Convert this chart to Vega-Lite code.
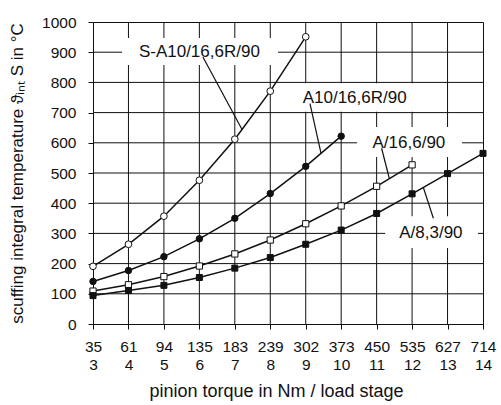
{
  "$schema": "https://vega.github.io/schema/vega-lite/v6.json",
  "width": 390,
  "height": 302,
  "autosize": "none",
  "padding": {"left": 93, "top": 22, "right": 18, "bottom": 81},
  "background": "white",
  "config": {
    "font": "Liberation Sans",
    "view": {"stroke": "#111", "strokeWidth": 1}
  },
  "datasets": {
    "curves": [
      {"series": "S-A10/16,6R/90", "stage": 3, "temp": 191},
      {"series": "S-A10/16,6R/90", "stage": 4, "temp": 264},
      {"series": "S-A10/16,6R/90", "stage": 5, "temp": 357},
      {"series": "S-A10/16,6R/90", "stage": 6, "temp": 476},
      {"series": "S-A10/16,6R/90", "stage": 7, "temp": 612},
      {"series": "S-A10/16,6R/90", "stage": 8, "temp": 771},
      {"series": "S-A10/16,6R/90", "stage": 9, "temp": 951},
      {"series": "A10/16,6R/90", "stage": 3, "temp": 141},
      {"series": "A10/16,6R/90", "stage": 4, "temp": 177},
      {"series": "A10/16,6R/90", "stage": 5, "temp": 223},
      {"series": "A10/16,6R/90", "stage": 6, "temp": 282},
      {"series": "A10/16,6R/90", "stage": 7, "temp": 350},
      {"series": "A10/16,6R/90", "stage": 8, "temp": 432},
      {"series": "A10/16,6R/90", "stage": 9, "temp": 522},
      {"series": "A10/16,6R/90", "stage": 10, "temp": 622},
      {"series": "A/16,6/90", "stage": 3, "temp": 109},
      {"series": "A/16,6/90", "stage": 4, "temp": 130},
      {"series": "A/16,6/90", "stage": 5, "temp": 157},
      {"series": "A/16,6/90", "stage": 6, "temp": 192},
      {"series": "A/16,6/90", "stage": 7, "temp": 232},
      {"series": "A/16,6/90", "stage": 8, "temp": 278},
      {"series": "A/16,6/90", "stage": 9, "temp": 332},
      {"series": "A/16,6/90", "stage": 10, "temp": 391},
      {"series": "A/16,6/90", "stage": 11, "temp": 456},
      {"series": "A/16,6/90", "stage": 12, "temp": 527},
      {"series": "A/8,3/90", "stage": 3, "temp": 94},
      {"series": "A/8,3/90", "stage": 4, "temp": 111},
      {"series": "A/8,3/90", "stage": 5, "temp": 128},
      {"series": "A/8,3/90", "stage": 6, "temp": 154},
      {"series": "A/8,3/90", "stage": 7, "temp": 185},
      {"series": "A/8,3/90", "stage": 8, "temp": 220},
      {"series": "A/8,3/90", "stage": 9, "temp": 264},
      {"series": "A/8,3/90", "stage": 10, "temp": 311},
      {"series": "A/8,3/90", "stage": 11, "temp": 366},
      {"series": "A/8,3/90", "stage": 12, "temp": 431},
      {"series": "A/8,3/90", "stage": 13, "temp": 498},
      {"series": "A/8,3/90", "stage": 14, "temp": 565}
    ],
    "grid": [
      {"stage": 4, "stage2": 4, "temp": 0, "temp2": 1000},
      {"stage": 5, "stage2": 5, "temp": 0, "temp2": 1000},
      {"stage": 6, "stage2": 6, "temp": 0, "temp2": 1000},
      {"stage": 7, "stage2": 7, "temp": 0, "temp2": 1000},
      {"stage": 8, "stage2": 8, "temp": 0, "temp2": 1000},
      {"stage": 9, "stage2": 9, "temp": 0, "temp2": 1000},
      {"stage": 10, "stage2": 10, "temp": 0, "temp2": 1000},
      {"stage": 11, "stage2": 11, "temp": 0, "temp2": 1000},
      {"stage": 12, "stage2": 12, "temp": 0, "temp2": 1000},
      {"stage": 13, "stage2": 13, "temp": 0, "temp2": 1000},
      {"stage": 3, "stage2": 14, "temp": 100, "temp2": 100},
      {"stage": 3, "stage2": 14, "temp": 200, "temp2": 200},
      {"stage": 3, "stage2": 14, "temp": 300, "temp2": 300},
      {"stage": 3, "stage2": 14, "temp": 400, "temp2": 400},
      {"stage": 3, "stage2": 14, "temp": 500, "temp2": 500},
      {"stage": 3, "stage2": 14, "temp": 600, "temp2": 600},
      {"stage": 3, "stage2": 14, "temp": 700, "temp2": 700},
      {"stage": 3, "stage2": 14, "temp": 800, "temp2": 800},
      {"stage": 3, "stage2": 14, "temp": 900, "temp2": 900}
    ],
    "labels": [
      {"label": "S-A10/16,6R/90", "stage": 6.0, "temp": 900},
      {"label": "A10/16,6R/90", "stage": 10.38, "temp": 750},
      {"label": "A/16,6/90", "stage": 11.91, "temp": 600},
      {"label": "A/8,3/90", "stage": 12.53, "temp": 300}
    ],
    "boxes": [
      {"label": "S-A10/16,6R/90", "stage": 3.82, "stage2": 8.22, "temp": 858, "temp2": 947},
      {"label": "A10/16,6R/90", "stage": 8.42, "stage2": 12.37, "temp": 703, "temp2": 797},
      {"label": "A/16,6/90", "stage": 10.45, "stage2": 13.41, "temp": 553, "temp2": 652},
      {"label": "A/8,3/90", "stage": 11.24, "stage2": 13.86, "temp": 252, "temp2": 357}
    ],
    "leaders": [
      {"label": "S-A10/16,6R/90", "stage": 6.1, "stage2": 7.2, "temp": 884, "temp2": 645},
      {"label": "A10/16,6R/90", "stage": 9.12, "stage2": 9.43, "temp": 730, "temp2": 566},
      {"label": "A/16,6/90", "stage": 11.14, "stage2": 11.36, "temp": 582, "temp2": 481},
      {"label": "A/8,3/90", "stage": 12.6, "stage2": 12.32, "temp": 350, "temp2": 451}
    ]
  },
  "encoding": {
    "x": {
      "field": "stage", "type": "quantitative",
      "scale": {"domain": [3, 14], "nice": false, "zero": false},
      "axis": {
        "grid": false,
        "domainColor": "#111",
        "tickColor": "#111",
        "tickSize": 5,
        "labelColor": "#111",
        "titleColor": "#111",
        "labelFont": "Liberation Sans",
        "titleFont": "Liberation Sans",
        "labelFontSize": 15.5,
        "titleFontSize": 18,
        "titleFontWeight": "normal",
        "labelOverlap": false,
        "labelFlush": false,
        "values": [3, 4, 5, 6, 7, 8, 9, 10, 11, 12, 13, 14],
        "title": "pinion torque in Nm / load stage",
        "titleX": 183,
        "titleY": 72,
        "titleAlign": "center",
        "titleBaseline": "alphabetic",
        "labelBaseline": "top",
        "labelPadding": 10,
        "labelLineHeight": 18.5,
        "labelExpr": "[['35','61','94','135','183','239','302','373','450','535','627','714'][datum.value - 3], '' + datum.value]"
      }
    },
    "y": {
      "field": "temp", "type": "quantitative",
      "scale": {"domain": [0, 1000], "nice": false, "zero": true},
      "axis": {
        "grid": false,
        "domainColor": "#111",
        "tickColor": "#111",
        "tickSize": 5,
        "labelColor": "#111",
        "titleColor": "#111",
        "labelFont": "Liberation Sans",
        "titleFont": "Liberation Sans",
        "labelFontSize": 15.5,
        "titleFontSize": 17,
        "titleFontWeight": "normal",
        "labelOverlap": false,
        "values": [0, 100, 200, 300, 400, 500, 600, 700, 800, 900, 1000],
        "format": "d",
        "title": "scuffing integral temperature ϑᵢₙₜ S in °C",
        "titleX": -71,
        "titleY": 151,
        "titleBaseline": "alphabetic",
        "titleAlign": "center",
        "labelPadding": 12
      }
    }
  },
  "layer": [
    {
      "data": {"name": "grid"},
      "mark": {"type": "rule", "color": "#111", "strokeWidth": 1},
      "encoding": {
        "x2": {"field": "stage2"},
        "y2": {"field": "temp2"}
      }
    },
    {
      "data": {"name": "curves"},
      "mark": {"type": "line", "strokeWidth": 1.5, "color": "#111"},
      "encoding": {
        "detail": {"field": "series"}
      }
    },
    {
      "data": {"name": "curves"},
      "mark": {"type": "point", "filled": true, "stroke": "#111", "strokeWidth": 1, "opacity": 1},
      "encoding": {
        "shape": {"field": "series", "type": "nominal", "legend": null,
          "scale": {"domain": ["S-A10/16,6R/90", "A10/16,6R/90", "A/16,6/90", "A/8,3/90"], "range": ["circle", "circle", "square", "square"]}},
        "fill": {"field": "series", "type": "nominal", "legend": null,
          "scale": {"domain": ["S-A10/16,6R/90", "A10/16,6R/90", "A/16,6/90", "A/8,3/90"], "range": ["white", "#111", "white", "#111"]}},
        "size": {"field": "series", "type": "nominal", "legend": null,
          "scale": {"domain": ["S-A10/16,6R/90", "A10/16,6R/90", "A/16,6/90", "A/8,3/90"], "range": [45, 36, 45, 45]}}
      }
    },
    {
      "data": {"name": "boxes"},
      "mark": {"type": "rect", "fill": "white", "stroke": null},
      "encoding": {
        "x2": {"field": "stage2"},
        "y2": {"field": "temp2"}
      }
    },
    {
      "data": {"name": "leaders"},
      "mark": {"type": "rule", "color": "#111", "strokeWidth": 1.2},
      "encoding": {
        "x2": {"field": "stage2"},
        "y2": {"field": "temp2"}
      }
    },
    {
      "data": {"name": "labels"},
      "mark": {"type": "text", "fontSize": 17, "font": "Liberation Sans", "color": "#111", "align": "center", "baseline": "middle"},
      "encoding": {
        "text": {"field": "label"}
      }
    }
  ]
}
====
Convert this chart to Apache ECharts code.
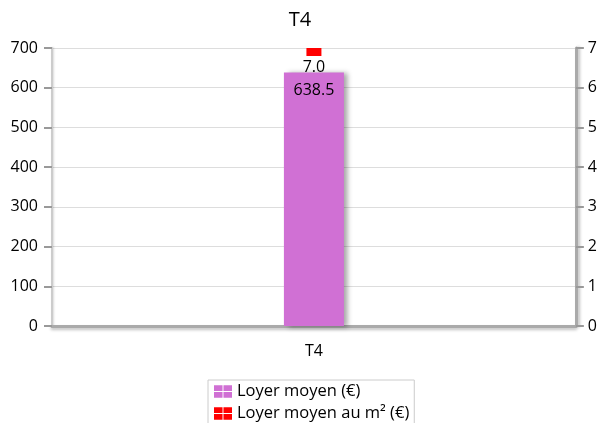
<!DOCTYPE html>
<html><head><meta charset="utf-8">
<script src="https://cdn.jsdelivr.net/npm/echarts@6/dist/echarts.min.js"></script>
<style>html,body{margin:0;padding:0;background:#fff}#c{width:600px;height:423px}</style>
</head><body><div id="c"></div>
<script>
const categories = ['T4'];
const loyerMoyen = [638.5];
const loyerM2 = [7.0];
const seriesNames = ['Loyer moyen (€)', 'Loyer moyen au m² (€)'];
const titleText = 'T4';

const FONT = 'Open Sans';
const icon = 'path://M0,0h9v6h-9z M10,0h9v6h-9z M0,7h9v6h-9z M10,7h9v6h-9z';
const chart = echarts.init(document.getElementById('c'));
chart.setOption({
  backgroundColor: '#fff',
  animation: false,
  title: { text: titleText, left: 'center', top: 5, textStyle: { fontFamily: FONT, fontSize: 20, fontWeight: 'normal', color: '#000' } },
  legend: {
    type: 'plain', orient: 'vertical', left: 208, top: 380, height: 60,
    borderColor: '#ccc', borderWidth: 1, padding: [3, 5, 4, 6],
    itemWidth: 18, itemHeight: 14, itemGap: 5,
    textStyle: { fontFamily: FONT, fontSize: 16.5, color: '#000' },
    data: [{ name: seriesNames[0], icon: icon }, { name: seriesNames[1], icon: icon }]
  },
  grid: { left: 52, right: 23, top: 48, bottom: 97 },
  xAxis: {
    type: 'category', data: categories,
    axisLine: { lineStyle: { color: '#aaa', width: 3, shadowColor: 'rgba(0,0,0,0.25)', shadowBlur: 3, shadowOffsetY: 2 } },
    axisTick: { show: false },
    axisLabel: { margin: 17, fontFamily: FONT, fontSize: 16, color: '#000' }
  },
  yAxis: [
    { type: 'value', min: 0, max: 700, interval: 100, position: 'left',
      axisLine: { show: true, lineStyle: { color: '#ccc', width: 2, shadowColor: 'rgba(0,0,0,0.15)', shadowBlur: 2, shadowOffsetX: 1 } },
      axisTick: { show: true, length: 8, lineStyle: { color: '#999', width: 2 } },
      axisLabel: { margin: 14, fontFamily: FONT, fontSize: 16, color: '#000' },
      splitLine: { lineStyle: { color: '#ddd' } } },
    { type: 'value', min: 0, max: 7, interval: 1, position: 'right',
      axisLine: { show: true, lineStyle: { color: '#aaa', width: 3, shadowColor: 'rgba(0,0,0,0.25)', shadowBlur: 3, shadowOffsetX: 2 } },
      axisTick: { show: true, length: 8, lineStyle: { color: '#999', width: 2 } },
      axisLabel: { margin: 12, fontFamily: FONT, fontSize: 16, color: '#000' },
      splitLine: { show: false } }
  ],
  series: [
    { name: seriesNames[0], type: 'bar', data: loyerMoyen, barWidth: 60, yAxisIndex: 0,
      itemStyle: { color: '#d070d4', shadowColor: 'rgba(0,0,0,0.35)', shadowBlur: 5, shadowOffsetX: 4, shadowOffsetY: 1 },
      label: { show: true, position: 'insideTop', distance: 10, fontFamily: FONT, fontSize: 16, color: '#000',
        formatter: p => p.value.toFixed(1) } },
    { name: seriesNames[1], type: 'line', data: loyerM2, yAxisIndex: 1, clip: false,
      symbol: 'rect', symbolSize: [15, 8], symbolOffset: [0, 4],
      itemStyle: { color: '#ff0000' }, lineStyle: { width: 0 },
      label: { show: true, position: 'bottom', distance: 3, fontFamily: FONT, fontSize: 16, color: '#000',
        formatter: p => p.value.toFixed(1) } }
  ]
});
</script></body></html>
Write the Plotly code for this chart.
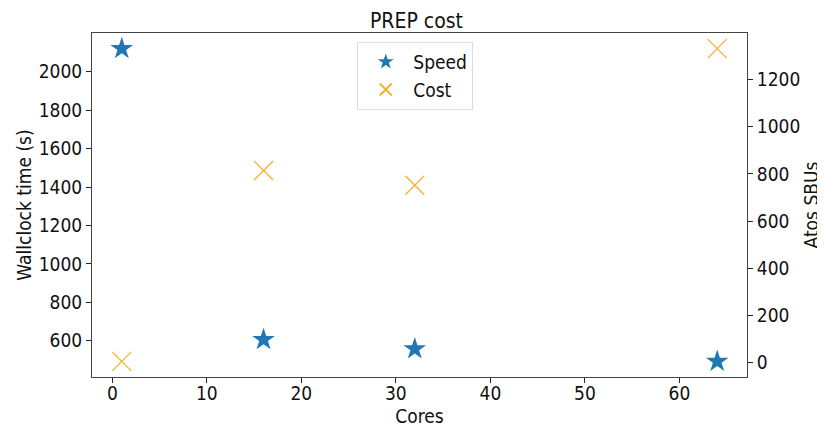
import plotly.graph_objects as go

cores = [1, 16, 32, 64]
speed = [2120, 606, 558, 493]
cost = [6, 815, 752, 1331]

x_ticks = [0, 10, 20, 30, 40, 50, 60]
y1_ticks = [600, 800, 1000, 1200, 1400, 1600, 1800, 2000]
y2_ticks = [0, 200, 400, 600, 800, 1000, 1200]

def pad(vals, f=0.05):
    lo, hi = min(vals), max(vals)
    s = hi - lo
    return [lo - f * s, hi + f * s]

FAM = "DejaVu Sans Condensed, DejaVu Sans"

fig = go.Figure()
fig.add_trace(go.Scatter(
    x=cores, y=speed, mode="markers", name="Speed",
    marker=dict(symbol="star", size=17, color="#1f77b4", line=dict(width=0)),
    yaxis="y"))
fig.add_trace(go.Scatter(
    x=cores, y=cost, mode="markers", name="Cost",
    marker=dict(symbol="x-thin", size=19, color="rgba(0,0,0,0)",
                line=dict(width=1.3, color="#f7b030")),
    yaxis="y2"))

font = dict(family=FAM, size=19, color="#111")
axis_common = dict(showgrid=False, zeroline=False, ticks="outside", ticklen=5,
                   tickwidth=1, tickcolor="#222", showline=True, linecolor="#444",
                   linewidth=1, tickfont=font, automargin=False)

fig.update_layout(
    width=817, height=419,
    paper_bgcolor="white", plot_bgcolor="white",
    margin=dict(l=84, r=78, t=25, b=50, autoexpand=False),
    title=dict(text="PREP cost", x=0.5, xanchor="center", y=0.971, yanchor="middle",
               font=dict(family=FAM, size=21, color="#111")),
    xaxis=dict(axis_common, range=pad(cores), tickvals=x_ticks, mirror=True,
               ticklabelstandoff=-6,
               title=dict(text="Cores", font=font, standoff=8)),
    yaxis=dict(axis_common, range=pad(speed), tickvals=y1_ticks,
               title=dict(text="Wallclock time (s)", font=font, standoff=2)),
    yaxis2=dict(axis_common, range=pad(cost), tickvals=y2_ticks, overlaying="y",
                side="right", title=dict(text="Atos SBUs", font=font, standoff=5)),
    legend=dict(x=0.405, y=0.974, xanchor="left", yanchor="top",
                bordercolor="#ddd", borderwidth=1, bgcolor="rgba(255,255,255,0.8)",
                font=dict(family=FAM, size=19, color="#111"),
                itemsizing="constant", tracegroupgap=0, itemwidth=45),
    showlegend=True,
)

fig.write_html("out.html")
====
- _WHAT THIS TASK INVOLVES_: Print everything from the line with "Convert this chart to Apache ECharts code." down to the line with "const titleText = 'T4';", both included, exactly as written and without the pictures.

- _ANSWER_:
Convert this chart to Apache ECharts code.
<!DOCTYPE html>
<html><head><meta charset="utf-8">
<script src="https://cdn.jsdelivr.net/npm/echarts@6/dist/echarts.min.js"></script>
<style>html,body{margin:0;padding:0;background:#fff}#c{width:600px;height:423px}</style>
</head><body><div id="c"></div>
<script>
const categories = ['T4'];
const loyerMoyen = [638.5];
const loyerM2 = [7.0];
const seriesNames = ['Loyer moyen (€)', 'Loyer moyen au m² (€)'];
const titleText = 'T4';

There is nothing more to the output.